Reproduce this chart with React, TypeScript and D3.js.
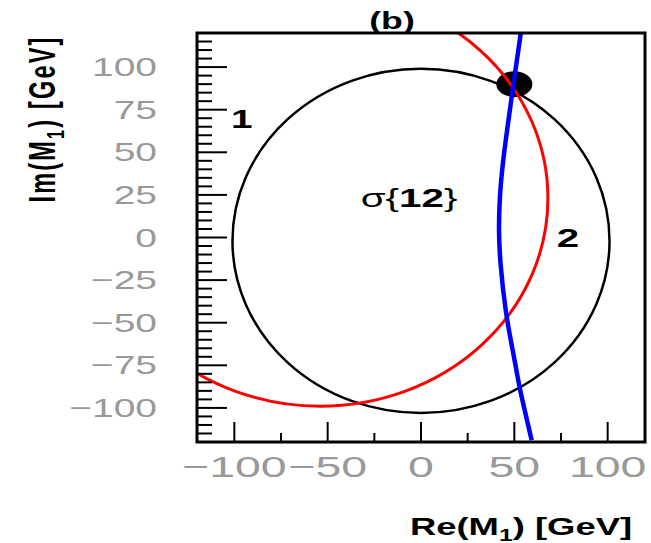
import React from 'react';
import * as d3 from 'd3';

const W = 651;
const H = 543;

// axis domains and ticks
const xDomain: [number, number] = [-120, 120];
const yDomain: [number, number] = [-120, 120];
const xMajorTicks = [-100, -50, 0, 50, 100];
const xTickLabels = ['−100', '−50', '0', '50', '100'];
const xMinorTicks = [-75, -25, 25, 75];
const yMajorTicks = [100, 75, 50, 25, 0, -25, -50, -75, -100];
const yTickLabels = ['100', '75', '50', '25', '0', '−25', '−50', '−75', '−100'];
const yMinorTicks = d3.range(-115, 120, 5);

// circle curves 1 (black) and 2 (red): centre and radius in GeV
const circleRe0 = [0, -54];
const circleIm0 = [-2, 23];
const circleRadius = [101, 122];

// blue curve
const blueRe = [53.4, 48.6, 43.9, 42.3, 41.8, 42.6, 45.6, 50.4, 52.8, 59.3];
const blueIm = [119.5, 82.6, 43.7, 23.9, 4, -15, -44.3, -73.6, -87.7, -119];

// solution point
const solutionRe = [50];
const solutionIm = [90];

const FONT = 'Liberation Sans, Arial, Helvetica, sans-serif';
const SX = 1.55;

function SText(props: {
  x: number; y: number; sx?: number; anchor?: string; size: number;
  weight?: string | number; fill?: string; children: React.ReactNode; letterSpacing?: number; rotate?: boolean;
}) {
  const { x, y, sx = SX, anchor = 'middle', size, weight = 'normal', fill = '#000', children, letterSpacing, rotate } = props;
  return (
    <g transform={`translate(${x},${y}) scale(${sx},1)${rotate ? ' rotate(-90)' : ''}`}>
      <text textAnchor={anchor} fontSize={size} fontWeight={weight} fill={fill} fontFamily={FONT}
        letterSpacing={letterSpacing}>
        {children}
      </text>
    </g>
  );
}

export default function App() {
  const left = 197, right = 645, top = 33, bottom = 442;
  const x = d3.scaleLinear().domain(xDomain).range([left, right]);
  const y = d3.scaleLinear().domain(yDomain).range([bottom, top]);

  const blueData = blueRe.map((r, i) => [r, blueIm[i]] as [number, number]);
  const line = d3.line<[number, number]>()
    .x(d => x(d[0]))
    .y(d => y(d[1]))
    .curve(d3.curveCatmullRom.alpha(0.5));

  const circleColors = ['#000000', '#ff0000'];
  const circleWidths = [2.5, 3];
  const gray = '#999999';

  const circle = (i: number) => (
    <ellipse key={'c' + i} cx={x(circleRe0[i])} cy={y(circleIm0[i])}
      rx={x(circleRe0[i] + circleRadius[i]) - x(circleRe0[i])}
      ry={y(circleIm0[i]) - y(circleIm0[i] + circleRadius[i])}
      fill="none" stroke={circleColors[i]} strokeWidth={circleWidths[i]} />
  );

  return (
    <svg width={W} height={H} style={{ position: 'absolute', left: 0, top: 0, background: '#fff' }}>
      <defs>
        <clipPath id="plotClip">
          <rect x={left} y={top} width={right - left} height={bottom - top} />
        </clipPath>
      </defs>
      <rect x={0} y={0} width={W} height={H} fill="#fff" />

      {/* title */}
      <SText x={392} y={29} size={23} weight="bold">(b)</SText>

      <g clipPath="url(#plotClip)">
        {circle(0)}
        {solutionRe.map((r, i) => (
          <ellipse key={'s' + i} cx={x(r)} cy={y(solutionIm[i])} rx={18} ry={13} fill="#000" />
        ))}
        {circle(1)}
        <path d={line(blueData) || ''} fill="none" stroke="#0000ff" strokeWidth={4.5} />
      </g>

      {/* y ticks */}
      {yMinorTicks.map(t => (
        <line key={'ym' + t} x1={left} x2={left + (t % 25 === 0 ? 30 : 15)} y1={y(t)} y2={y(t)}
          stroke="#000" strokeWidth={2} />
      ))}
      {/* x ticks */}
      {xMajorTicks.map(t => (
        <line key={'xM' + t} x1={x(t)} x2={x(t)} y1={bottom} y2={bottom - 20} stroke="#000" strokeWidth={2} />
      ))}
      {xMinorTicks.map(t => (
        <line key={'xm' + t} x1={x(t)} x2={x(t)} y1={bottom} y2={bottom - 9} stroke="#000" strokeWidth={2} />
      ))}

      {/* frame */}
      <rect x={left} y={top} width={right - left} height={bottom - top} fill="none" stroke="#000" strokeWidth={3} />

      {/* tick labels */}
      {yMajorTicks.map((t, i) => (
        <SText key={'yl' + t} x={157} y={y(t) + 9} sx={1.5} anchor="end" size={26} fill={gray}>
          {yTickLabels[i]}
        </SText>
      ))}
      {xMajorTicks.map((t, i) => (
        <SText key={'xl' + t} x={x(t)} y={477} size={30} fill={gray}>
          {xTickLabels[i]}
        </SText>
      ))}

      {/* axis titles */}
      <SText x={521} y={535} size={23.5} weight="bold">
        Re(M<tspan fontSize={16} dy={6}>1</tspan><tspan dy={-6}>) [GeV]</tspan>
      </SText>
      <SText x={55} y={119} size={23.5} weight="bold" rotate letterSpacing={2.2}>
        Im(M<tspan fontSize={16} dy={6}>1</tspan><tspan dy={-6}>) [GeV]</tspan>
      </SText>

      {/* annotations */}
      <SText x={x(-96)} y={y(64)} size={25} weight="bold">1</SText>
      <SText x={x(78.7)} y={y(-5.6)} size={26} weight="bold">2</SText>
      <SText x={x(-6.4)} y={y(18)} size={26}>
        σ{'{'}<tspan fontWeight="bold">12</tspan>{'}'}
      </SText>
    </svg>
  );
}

> **What is needed**
Copy every line of the data exactly as written, excluding the pictures.

> **Solution to this exercise**
Reproduce this chart with React, TypeScript and D3.js.
import React from 'react';
import * as d3 from 'd3';

const W = 651;
const H = 543;

// axis domains and ticks
const xDomain: [number, number] = [-120, 120];
const yDomain: [number, number] = [-120, 120];
const xMajorTicks = [-100, -50, 0, 50, 100];
const xTickLabels = ['−100', '−50', '0', '50', '100'];
const xMinorTicks = [-75, -25, 25, 75];
const yMajorTicks = [100, 75, 50, 25, 0, -25, -50, -75, -100];
const yTickLabels = ['100', '75', '50', '25', '0', '−25', '−50', '−75', '−100'];
const yMinorTicks = d3.range(-115, 120, 5);

// circle curves 1 (black) and 2 (red): centre and radius in GeV
const circleRe0 = [0, -54];
const circleIm0 = [-2, 23];
const circleRadius = [101, 122];

// blue curve
const blueRe = [53.4, 48.6, 43.9, 42.3, 41.8, 42.6, 45.6, 50.4, 52.8, 59.3];
const blueIm = [119.5, 82.6, 43.7, 23.9, 4, -15, -44.3, -73.6, -87.7, -119];

// solution point
const solutionRe = [50];
const solutionIm = [90];

const FONT = 'Liberation Sans, Arial, Helvetica, sans-serif';
const SX = 1.55;

function SText(props: {
  x: number; y: number; sx?: number; anchor?: string; size: number;
  weight?: string | number; fill?: string; children: React.ReactNode; letterSpacing?: number; rotate?: boolean;
}) {
  const { x, y, sx = SX, anchor = 'middle', size, weight = 'normal', fill = '#000', children, letterSpacing, rotate } = props;
  return (
    <g transform={`translate(${x},${y}) scale(${sx},1)${rotate ? ' rotate(-90)' : ''}`}>
      <text textAnchor={anchor} fontSize={size} fontWeight={weight} fill={fill} fontFamily={FONT}
        letterSpacing={letterSpacing}>
        {children}
      </text>
    </g>
  );
}

export default function App() {
  const left = 197, right = 645, top = 33, bottom = 442;
  const x = d3.scaleLinear().domain(xDomain).range([left, right]);
  const y = d3.scaleLinear().domain(yDomain).range([bottom, top]);

  const blueData = blueRe.map((r, i) => [r, blueIm[i]] as [number, number]);
  const line = d3.line<[number, number]>()
    .x(d => x(d[0]))
    .y(d => y(d[1]))
    .curve(d3.curveCatmullRom.alpha(0.5));

  const circleColors = ['#000000', '#ff0000'];
  const circleWidths = [2.5, 3];
  const gray = '#999999';

  const circle = (i: number) => (
    <ellipse key={'c' + i} cx={x(circleRe0[i])} cy={y(circleIm0[i])}
      rx={x(circleRe0[i] + circleRadius[i]) - x(circleRe0[i])}
      ry={y(circleIm0[i]) - y(circleIm0[i] + circleRadius[i])}
      fill="none" stroke={circleColors[i]} strokeWidth={circleWidths[i]} />
  );

  return (
    <svg width={W} height={H} style={{ position: 'absolute', left: 0, top: 0, background: '#fff' }}>
      <defs>
        <clipPath id="plotClip">
          <rect x={left} y={top} width={right - left} height={bottom - top} />
        </clipPath>
      </defs>
      <rect x={0} y={0} width={W} height={H} fill="#fff" />

      {/* title */}
      <SText x={392} y={29} size={23} weight="bold">(b)</SText>

      <g clipPath="url(#plotClip)">
        {circle(0)}
        {solutionRe.map((r, i) => (
          <ellipse key={'s' + i} cx={x(r)} cy={y(solutionIm[i])} rx={18} ry={13} fill="#000" />
        ))}
        {circle(1)}
        <path d={line(blueData) || ''} fill="none" stroke="#0000ff" strokeWidth={4.5} />
      </g>

      {/* y ticks */}
      {yMinorTicks.map(t => (
        <line key={'ym' + t} x1={left} x2={left + (t % 25 === 0 ? 30 : 15)} y1={y(t)} y2={y(t)}
          stroke="#000" strokeWidth={2} />
      ))}
      {/* x ticks */}
      {xMajorTicks.map(t => (
        <line key={'xM' + t} x1={x(t)} x2={x(t)} y1={bottom} y2={bottom - 20} stroke="#000" strokeWidth={2} />
      ))}
      {xMinorTicks.map(t => (
        <line key={'xm' + t} x1={x(t)} x2={x(t)} y1={bottom} y2={bottom - 9} stroke="#000" strokeWidth={2} />
      ))}

      {/* frame */}
      <rect x={left} y={top} width={right - left} height={bottom - top} fill="none" stroke="#000" strokeWidth={3} />

      {/* tick labels */}
      {yMajorTicks.map((t, i) => (
        <SText key={'yl' + t} x={157} y={y(t) + 9} sx={1.5} anchor="end" size={26} fill={gray}>
          {yTickLabels[i]}
        </SText>
      ))}
      {xMajorTicks.map((t, i) => (
        <SText key={'xl' + t} x={x(t)} y={477} size={30} fill={gray}>
          {xTickLabels[i]}
        </SText>
      ))}

      {/* axis titles */}
      <SText x={521} y={535} size={23.5} weight="bold">
        Re(M<tspan fontSize={16} dy={6}>1</tspan><tspan dy={-6}>) [GeV]</tspan>
      </SText>
      <SText x={55} y={119} size={23.5} weight="bold" rotate letterSpacing={2.2}>
        Im(M<tspan fontSize={16} dy={6}>1</tspan><tspan dy={-6}>) [GeV]</tspan>
      </SText>

      {/* annotations */}
      <SText x={x(-96)} y={y(64)} size={25} weight="bold">1</SText>
      <SText x={x(78.7)} y={y(-5.6)} size={26} weight="bold">2</SText>
      <SText x={x(-6.4)} y={y(18)} size={26}>
        σ{'{'}<tspan fontWeight="bold">12</tspan>{'}'}
      </SText>
    </svg>
  );
}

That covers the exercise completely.